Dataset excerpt
****

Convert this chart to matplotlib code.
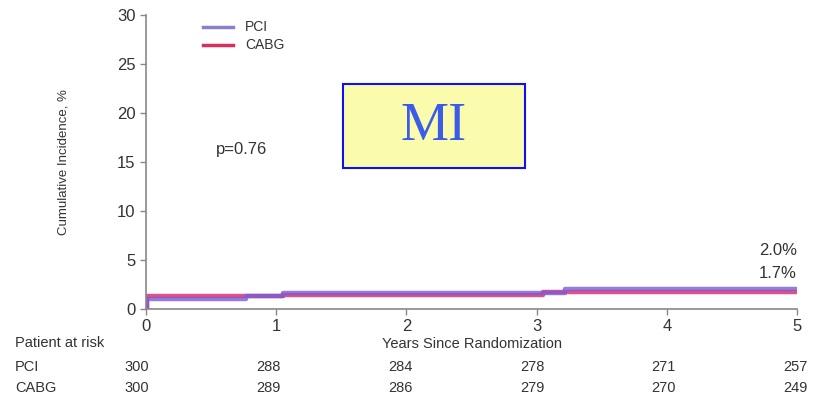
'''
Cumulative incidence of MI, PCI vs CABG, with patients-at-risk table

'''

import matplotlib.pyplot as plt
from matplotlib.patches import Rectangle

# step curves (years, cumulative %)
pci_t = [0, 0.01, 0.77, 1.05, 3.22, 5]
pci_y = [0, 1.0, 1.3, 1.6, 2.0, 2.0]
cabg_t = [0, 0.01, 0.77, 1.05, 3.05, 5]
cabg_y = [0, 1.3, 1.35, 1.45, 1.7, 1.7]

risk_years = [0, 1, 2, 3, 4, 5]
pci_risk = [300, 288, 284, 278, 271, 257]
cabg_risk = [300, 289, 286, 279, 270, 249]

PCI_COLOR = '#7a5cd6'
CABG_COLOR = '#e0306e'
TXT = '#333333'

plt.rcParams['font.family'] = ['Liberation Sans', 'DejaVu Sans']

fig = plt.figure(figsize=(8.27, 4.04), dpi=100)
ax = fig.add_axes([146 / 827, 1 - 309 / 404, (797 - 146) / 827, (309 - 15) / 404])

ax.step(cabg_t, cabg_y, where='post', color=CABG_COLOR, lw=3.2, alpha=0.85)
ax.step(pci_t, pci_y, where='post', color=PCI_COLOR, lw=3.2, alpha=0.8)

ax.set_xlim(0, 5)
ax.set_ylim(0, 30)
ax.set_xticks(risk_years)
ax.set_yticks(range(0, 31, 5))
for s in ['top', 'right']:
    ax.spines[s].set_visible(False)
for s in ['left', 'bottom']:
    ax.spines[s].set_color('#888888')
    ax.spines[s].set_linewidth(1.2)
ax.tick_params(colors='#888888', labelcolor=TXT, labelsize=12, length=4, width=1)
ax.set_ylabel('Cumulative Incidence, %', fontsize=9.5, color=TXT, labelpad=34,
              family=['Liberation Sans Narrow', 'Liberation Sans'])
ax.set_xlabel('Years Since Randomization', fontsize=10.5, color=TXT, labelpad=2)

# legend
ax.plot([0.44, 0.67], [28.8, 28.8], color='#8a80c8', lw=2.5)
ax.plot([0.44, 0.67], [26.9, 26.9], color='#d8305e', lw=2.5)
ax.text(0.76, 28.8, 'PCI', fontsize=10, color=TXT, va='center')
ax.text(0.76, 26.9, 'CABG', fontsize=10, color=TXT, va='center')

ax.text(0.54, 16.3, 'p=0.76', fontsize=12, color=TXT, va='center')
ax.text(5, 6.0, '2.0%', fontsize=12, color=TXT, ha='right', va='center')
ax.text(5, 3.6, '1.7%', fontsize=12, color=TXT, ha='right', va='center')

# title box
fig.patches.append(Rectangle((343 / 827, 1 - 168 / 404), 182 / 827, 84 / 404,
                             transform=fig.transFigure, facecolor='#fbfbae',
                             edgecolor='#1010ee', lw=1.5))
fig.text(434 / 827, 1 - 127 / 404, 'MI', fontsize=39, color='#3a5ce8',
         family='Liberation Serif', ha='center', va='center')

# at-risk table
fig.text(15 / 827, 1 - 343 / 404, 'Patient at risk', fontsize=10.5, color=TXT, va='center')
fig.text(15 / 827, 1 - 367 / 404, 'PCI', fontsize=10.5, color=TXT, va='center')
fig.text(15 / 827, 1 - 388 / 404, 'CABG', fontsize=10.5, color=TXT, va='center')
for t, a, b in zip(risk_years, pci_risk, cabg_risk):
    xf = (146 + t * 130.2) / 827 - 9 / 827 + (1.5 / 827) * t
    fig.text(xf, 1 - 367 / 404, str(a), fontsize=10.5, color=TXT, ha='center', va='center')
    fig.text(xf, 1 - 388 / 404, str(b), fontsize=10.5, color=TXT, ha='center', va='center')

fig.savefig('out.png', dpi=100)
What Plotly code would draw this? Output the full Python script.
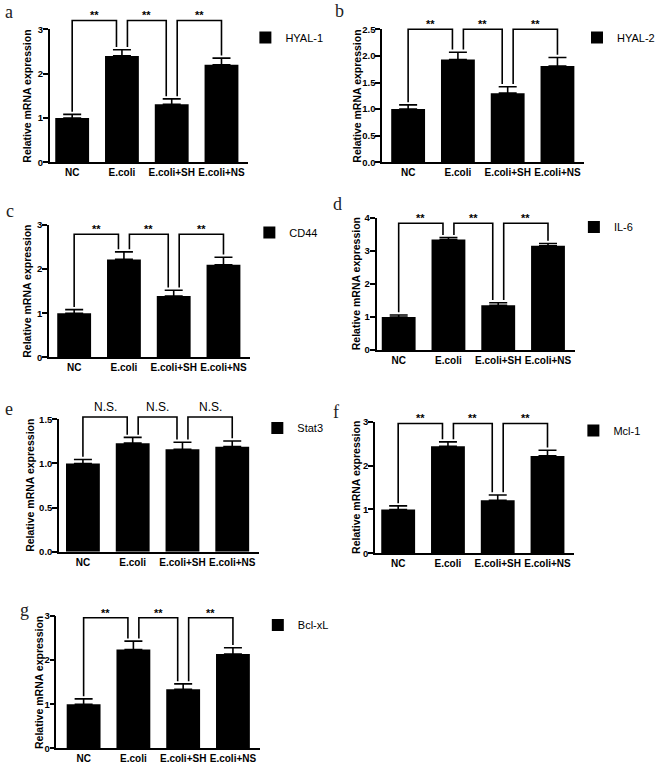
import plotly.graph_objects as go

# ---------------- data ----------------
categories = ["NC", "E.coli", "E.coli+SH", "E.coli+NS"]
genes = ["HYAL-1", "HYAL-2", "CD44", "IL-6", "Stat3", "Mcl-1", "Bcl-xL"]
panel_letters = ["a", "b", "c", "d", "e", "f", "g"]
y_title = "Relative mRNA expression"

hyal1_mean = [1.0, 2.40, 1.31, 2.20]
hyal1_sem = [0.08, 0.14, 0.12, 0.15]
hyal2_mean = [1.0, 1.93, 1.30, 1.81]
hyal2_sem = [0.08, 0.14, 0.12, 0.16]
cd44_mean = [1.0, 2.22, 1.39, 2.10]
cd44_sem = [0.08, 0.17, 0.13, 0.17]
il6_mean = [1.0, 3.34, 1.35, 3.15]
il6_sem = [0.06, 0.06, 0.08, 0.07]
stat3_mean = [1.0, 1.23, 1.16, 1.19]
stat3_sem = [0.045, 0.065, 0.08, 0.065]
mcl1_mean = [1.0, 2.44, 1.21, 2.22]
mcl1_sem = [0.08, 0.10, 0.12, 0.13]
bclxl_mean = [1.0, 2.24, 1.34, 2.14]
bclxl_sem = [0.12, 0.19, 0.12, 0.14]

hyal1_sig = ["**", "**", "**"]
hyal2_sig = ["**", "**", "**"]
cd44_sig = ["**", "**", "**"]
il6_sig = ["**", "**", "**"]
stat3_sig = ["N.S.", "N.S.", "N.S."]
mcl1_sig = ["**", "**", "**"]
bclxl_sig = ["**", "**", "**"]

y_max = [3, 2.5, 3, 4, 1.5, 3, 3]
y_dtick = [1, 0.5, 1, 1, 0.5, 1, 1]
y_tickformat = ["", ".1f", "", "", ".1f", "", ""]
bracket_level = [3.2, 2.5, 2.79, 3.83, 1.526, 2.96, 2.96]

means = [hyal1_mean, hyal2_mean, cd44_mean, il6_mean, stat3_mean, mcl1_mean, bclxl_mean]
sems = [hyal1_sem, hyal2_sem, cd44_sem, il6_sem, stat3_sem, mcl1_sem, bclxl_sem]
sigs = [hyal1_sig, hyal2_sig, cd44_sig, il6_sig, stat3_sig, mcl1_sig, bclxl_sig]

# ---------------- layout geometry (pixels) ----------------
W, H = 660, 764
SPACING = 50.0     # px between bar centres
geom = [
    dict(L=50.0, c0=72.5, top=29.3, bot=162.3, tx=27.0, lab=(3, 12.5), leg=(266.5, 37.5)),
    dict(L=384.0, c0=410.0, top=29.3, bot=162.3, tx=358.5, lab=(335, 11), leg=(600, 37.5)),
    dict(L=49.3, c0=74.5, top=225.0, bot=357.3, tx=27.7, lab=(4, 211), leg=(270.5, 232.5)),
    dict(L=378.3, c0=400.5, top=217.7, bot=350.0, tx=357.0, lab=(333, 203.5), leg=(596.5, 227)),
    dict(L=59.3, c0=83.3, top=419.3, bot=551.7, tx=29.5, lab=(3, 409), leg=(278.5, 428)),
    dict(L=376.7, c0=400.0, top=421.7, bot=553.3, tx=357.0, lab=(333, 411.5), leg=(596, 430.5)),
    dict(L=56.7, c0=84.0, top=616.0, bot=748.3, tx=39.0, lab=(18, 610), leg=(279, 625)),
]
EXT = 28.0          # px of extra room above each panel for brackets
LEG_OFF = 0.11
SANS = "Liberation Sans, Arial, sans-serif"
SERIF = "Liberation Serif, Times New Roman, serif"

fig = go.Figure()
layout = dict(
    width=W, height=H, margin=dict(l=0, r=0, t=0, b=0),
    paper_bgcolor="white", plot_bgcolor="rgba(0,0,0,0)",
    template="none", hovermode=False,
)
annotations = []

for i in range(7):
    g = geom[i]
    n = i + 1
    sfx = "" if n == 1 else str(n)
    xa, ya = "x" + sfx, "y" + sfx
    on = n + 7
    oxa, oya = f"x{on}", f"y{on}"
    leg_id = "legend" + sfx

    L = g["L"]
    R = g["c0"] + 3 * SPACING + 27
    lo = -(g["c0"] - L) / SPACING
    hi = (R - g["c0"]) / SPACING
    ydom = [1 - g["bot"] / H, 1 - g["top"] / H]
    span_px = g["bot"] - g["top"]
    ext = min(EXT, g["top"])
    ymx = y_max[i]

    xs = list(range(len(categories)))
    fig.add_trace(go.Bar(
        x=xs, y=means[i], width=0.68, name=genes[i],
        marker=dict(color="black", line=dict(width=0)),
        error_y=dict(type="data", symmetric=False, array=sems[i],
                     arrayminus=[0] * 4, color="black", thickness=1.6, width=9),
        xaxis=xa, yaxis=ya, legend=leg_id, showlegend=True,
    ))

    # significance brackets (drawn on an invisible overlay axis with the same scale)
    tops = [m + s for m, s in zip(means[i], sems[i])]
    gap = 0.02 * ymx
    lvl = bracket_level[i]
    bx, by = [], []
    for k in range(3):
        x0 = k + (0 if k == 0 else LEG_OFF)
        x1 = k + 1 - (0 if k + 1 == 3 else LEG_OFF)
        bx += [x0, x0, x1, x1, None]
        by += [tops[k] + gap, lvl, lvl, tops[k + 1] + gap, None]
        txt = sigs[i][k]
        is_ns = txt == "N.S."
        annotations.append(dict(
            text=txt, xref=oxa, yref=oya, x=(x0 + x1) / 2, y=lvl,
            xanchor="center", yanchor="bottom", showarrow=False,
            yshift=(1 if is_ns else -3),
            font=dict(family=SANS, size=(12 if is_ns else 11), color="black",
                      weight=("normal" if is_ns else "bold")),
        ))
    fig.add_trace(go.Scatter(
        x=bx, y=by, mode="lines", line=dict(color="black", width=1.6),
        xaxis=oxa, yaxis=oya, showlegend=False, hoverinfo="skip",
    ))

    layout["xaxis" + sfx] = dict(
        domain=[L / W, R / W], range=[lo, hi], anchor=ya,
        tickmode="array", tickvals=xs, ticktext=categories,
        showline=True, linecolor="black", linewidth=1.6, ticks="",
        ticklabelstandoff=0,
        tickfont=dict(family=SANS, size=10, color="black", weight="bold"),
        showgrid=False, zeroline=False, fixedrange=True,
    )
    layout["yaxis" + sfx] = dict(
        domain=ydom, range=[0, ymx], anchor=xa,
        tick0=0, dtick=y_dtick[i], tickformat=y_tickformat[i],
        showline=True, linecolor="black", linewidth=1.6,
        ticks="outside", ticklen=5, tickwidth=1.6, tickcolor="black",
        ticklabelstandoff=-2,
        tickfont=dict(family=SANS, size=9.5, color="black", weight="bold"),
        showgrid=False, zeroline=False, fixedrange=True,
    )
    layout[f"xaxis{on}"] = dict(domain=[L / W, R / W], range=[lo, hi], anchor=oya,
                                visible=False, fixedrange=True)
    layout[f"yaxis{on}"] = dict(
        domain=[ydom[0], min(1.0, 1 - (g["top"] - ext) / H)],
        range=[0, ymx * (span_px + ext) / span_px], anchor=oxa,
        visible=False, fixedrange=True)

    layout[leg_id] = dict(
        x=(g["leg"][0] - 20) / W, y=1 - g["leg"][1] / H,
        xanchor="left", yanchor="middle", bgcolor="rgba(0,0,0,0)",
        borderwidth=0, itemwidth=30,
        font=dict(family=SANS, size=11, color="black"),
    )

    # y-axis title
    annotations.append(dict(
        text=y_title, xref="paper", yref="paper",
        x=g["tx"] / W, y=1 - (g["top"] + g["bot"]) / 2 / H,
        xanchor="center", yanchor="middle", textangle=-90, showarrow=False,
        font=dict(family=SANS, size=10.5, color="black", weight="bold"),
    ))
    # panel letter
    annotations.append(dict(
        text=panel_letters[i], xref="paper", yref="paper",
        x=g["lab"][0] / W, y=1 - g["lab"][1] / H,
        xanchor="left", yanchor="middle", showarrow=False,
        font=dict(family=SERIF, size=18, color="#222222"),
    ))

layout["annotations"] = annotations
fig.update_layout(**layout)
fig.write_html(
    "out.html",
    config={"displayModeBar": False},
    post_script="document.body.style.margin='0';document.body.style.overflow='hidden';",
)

****

Reproduce the material above from its first line through the line containing "color=PCI_COLOR, lw=3.2, alpha=0.8)", both ends included, and skip every picture.

Convert this chart to matplotlib code.
'''
Cumulative incidence of MI, PCI vs CABG, with patients-at-risk table

'''

import matplotlib.pyplot as plt
from matplotlib.patches import Rectangle

# step curves (years, cumulative %)
pci_t = [0, 0.01, 0.77, 1.05, 3.22, 5]
pci_y = [0, 1.0, 1.3, 1.6, 2.0, 2.0]
cabg_t = [0, 0.01, 0.77, 1.05, 3.05, 5]
cabg_y = [0, 1.3, 1.35, 1.45, 1.7, 1.7]

risk_years = [0, 1, 2, 3, 4, 5]
pci_risk = [300, 288, 284, 278, 271, 257]
cabg_risk = [300, 289, 286, 279, 270, 249]

PCI_COLOR = '#7a5cd6'
CABG_COLOR = '#e0306e'
TXT = '#333333'

plt.rcParams['font.family'] = ['Liberation Sans', 'DejaVu Sans']

fig = plt.figure(figsize=(8.27, 4.04), dpi=100)
ax = fig.add_axes([146 / 827, 1 - 309 / 404, (797 - 146) / 827, (309 - 15) / 404])

ax.step(cabg_t, cabg_y, where='post', color=CABG_COLOR, lw=3.2, alpha=0.85)
ax.step(pci_t, pci_y, where='post', color=PCI_COLOR, lw=3.2, alpha=0.8)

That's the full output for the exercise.